Politicians and bureaucrats, typically loath to share the spotlight, quickly saw the benefit of having Reiner on board.

“What they realized was, when Rob came to town, every reporter covered us,” recalled Mike Trujillo, who worked with Reiner as a young communications and political aide for First 5. “Because of his bully pulpit and his bullhorn, everyone got in line.”

While he convinced some counties to fund such big-swing measures, he did not emerge unscathed from his efforts. Reiner chafed at the slow pace of government, and the First 5 program was criticized as having lax oversight. He stepped down from his statewide post after he was accused of spending state dollars to promote a ballot initiative to fund universal pre-school with a tax on high-earners. (His allies note that he used those funds not to benefit himself, but to boost an initiative that would increase his own taxes). That ballot measure failed in 2006.

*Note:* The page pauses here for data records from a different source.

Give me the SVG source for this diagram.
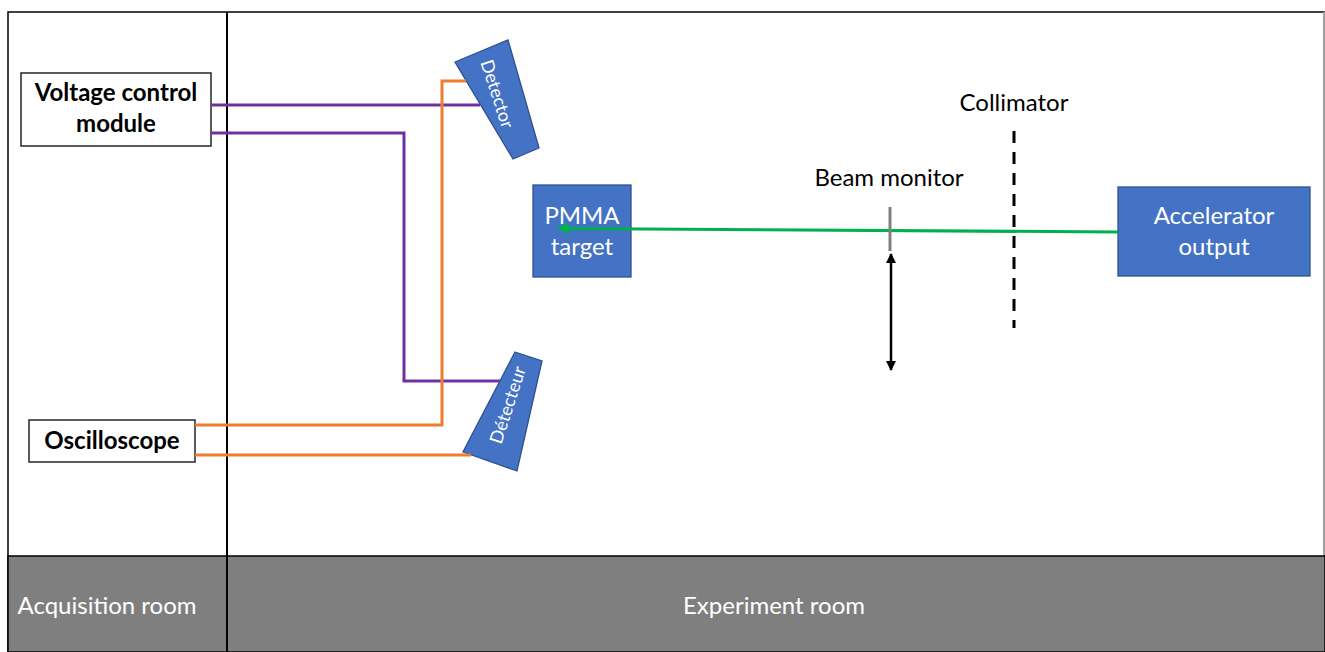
<svg xmlns="http://www.w3.org/2000/svg" width="1325" height="652" viewBox="0 0 1325 652">
<defs>
<style>
.t{font-family:Lato,"Liberation Sans",sans-serif;font-size:24px;text-anchor:middle}
.w{fill:#fff}
.k{fill:#000}
.b{font-weight:bold}
.node{fill:#4472C4;stroke:#2F528F;stroke-width:1.3}
.box{fill:#fff;stroke:#262626;stroke-width:1.5}
.pur{fill:none;stroke:#7030A0;stroke-width:3}
.ora{fill:none;stroke:#ED7D31;stroke-width:3}
.dt{font-family:Lato,"Liberation Sans",sans-serif;font-size:18px;text-anchor:middle;fill:#fff}
</style>
<marker id="ah" viewBox="0 0 10 10" refX="9" refY="5" markerWidth="4" markerHeight="4" orient="auto-start-reverse"><path d="M0,0L10,5L0,10z" fill="#00B050"/></marker>
<marker id="bk" viewBox="0 0 10 10" refX="9" refY="5" markerWidth="4" markerHeight="4" orient="auto-start-reverse"><path d="M0,0L10,5L0,10z" fill="#000"/></marker>
</defs>
<rect x="0" y="0" width="1325" height="652" fill="#fff"/>
<g id="frame">
<rect x="8" y="12" width="1316" height="640" fill="#fff" stroke="#000" stroke-width="1.5"/>
<line x1="1324" y1="12" x2="1324" y2="556" stroke="#bfbfbf" stroke-width="1.5"/>
<rect x="8" y="556" width="1317" height="96" fill="#7f7f7f" stroke="#000" stroke-width="1.5"/>
<line x1="227" y1="12" x2="227" y2="652" stroke="#000" stroke-width="2"/>
<text class="t w" x="107" y="614">Acquisition room</text>
<text class="t w" x="774" y="614">Experiment room</text>
</g>
<g id="voltage">
<rect class="box" x="21" y="73" width="190" height="73"/>
<text class="t k b" x="116" y="101">Voltage control</text>
<text class="t k b" x="116" y="132">module</text>
</g>
<g id="oscilloscope">
<rect class="box" x="29" y="420" width="166" height="42"/>
<text class="t k b" x="112" y="449">Oscilloscope</text>
</g>
<g id="detector1">
<polygon class="node" points="455,62 508,40 539,148 513,159"/>
<text class="dt" transform="translate(497,94) rotate(72)" dy="6">Detector</text>
</g>
<g id="detector2">
<polygon class="node" points="515,352 542,361 517,471 463,452"/>
<text class="dt" transform="translate(508,405) rotate(-72)" dy="6">Détecteur</text>
</g>
<g id="pmma">
<rect class="node" x="533" y="185" width="98" height="92"/>
<text class="t w" x="582" y="224">PMMA</text>
<text class="t w" x="582" y="255">target</text>
</g>
<g id="accelerator">
<rect class="node" x="1118" y="187" width="192" height="89"/>
<text class="t w" x="1214" y="224">Accelerator</text>
<text class="t w" x="1214" y="255">output</text>
</g>
<g id="beammonitor">
<text class="t k" x="889" y="186">Beam monitor</text>
</g>
<g id="collimator">
<text class="t k" x="1014" y="111">Collimator</text>
</g>
<g id="connectors">
<polyline class="pur" points="211,105 480,105"/>
<polyline class="pur" points="211,133 404,133 404,381 500,381"/>
<polyline class="ora" points="195,425 442,425 442,81 466,81"/>
<polyline class="ora" points="195,455 471,455"/>
<line x1="1118" y1="232" x2="558" y2="228.5" stroke="#00B050" stroke-width="3" marker-end="url(#ah)"/>
<line x1="890" y1="207" x2="890" y2="251" stroke="#808080" stroke-width="3"/>
<line x1="891" y1="254" x2="891" y2="370" stroke="#000" stroke-width="2.5" marker-start="url(#bk)" marker-end="url(#bk)"/>
<line x1="1014" y1="131" x2="1014" y2="328" stroke="#000" stroke-width="3" stroke-dasharray="12,9"/>
</g>
</svg>
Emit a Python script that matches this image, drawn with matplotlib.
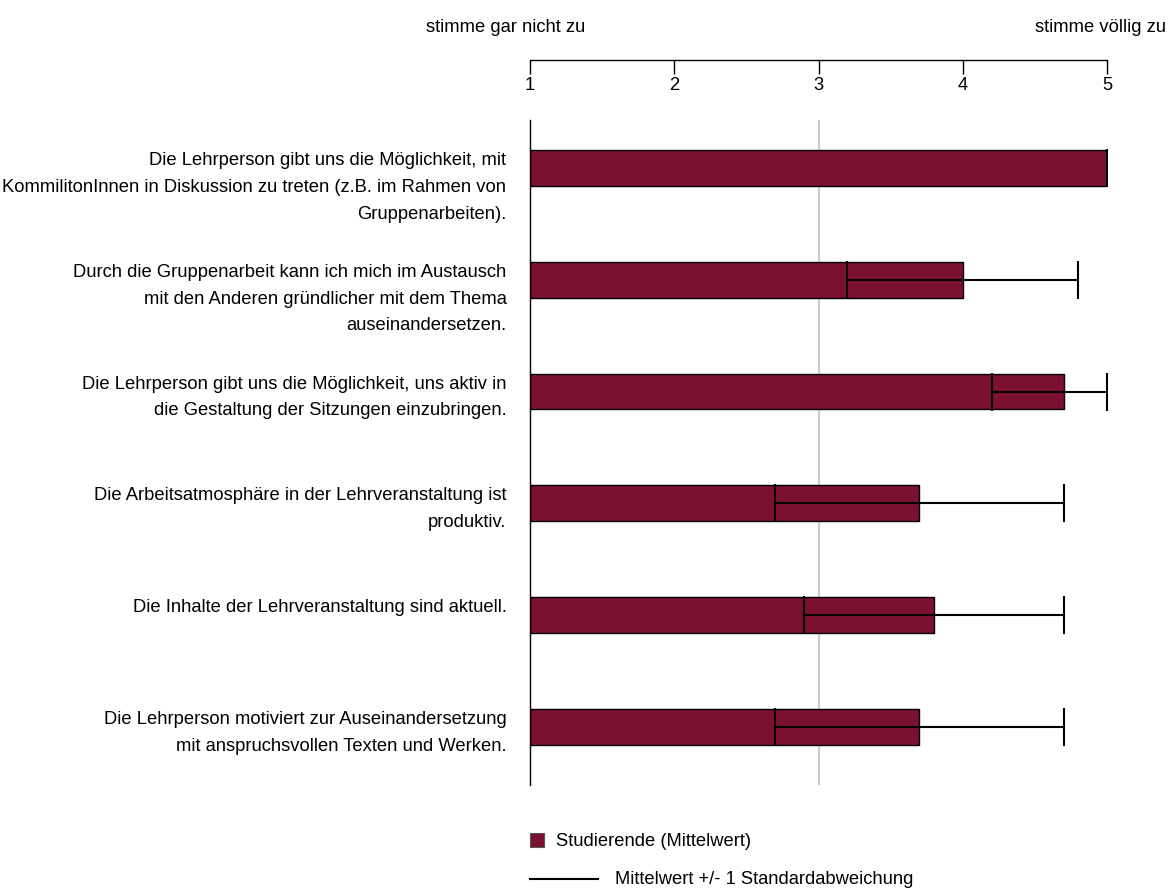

Reiner also threw himself into the fight to legalize same-sex marriage. Newsom, who made headlines in 2004 when, as San Francisco mayor, he began issuing licenses to gay couples, said the director reached out to encourage him.

“He [said] he had my back at a time when a lot of members of my own party, the Democratic Party, didn’t,” Newsom said on Monday in an appearance on the MeidasTouch Network.

After California’s Proposition 8 passed in 2008, banning same-sex marriage, Reiner backed a high-stakes litigation strategy that some other LGBTQ+ advocates saw as too risky. He founded the American Foundation for Equal Rights, which brought together a bipartisan attorney super-duo — Republican Ted Olson and Democrat David Boies — and searched for same-sex couples who would have the best case to challenge the ban.

Reiner approached Kris Perry, who worked on First 5 on the county and state level, and her partner Sandy Stier. That early childhood connection paved the way for Perry to be the named plaintiff in the lawsuit that ultimately overturned Prop 8.

“It was an amazing gift from them — being trusted to lead with them,” Perry said.

Perry and others described Reiner’s wife, Michele, as an equal partner in his advocacy. “You couldn’t distinguish them. They were so invested together,” she said.

Together, they built a sprawling political network that seemingly touched everyone in Hollywood, starting with Norman Lear, the television producer who gave Reiner his breakout role in “All in the Family,” the social commentary-laced sitcom smash. The shape of Reiner’s advocacy — a focus on democracy, the formation of his own political vehicles – followed the contours of his mentor’s political work.

Markwith said Reiner served as a bridge between old Hollywood activism and the current crop of celebrity politicos.

“It was great to go to an event at his house and you would see Norman Lear standing next to Leonardo DiCaprio,” Markwith recalled. “To see them, generations apart, working on similar issues — that connective tissue was Rob.”